Brynnli objected to running the 800 for a while, but she finally decided to give it a go.

"I think it was just nagging," John said, chuckling as he explained how he and the track coaches convinced Brynnli to go out for the race. "She really just felt like her races were the distance ones, and I agreed with her, but I said the 800 will make your 3,200 faster."

And as it turned out, Brynnli was really good at the 800. She won her very first race in the event midway through the track season in Corvallis.

Then she won out.

Brynnli entered the 800 five times last year and finished first every single time, including the Class A state track meet, where she clocked in with a personal record of 2:17.86. Not only did the 800 help with Brynnli's speed burst in the long-distance races, but it buoyed her confidence going into her junior year of cross country.

"...I watched the state race and she just wasn’t going to be denied," Albert said of Brynnli in the 800. "It’s given her that confidence in her speed as well. It’s really going to help her this (cross country) season."

Along with more confidence in her kick and some weight training in the offseason that she took on to prevent past injuries she's experienced, Brynnli has worked herself into the favorite for Class A ahead of the state meet on Oct. 26 in Great Falls.

It was in Great Falls this fall that Brynnli set a personal record, too.

Currently, Brynnli holds the fastest 5K time this season in her classification according to the website Frissell sited earlier, Her time of 18:28.2 at the Great Falls Invite on Sept. 20 topped Laurel's Grace Timm, whose time of 19:21.8 in that race is the second-best mark in the Class A ranks.
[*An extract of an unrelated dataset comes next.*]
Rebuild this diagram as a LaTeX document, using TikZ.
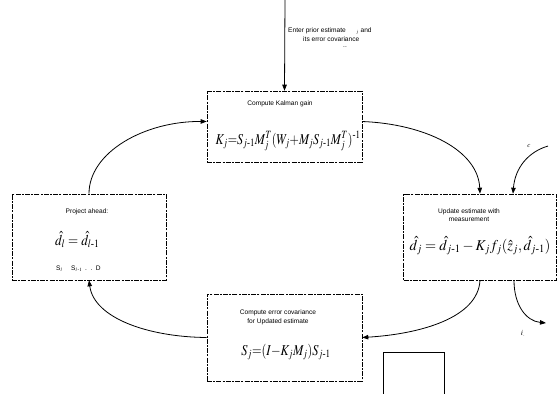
\documentclass[tikz,border=0pt]{standalone}
\usepackage{amsmath}
\usepackage{graphicx}
\usepackage{mathptmx}
\usepackage[no-math]{fontspec}
\setmainfont{Liberation Serif}
\setsansfont{Liberation Sans}
\usetikzlibrary{arrows.meta}
\tikzset{
  box/.style={draw=black, line width=0.6pt, dash pattern=on 5pt off 1.2pt on 2pt off 1.2pt, inner sep=0pt},
  tiny/.style={font=\fontsize{6.6}{7.6}\selectfont\sffamily, align=center, inner sep=0pt},
  formula/.style={font=\fontsize{15}{18}\selectfont, inner sep=0pt},
  conn/.style={line width=0.8pt, -{Triangle[length=6pt,width=4.5pt]}}
}
\begin{document}
\begin{tikzpicture}[x=1pt,y=-1pt]
\useasboundingbox (0,0) rectangle (558,394);
% boxes
\node[box, minimum width=155pt, minimum height=71pt] (gain) at (284.5,126.5) {};
\node[box, minimum width=154pt, minimum height=86pt] (proj) at (89,237) {};
\node[box, minimum width=153pt, minimum height=86pt] (upd) at (480,237) {};
\node[box, minimum width=155pt, minimum height=87pt] (cov) at (284.5,337.5) {};
% texts
\node[tiny, anchor=west] (entertxt) at (288,31) {Enter prior estimate \quad\ ${}_{j}$ and};
\node[tiny, anchor=west] (errtxt) at (303,39) {its error covariance};
\node[tiny] (dots) at (345,47) {..};
\node[tiny] (gaintxt) at (280,104) {Compute Kalman gain};
\node[formula] (gainf) at (288,141) {\scalebox{0.8}[1]{$K_j{=}S_{j\text{-}1}M_j^T(W_j{+}M_jS_{j\text{-}1}M_j^T)^{\text{-}1}$}};
\node[tiny] (projtxt) at (87,212) {Project ahead:};
\node[formula, anchor=west] (projf) at (55,240) {\scalebox{0.87}[1]{$\hat{d}_l=\hat{d}_{l\text{-}1}$}};
\node[tiny, anchor=west] (projs) at (56,269) {S$_l$\quad\ S$_{l\,\text{-}1}$ \,.\, .\, D};
\node[tiny] (updtxt) at (469,215) {Update estimate with\\[1pt]measurement};
\node[formula] (updf) at (480,246) {\scalebox{0.95}[1]{$\hat{d}_j=\hat{d}_{j\text{-}1}-K_jf_j(\hat{z}_j,\hat{d}_{j\text{-}1})$}};
\node[tiny] (covtxt) at (278,317) {Compute error covariance\\[1pt]for Updated estimate};
\node[formula] (covf) at (286,352) {\scalebox{0.82}[1]{$S_j{=}(I{-}K_jM_j)S_{j\text{-}1}$}};
\node[font=\fontsize{7}{8}\selectfont, inner sep=0pt] (clab) at (529,146) {$c$};
\node[font=\fontsize{8}{9}\selectfont, inner sep=0pt] (ilab) at (523,334) {$i_{\cdot}$};
% free ends
\coordinate (src) at (285,0);
\coordinate (csrc) at (548,146);
\coordinate (iout) at (546,323);
% connectors
\draw[conn] (src) -- (gain.north);
\draw[conn] (proj.north) .. controls (89,152) and (145,121) .. ([yshift=5pt]gain.west);
\draw[conn] ([yshift=5pt]gain.east) .. controls (425,124) and (478,150) .. (upd.north);
\draw[conn] (csrc) .. controls (528,152) and (515,168) .. ([xshift=33pt]upd.north);
\draw[conn] (upd.south) .. controls (478,318) and (420,334) .. (cov.east);
\draw[conn] ([xshift=34pt]upd.south) .. controls (514,305) and (526,321) .. (iout);
\draw[conn] (cov.west) .. controls (148,337) and (94,318) .. (proj.south);
% small open rectangle
\draw[line width=0.7pt] (383,394) -- (383,352) -- (444,352) -- (444,394);
\end{tikzpicture}
\end{document}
Brynnli's time is also the sixth best across all classifications in Montana, behind five Class AA girls. Maybe more important to Brynnli, though, is the 18:28.2 mark would've topped all of Frissell's 5K times from last season — including her record run at state.

"The whole time I've went to high school I just wanted to beat Bea. I wanted to be as good as her; I wanted to be better than her," Brynnli said. "Now I (have the chance) to do that. I finally am that fast.

"It’s so exciting to know you can be up there with your idol."

And as Brynnli tries to separate herself from her icon — and the rest of the Class A field — there's no telling who the Hamilton junior herself might inspire along the way.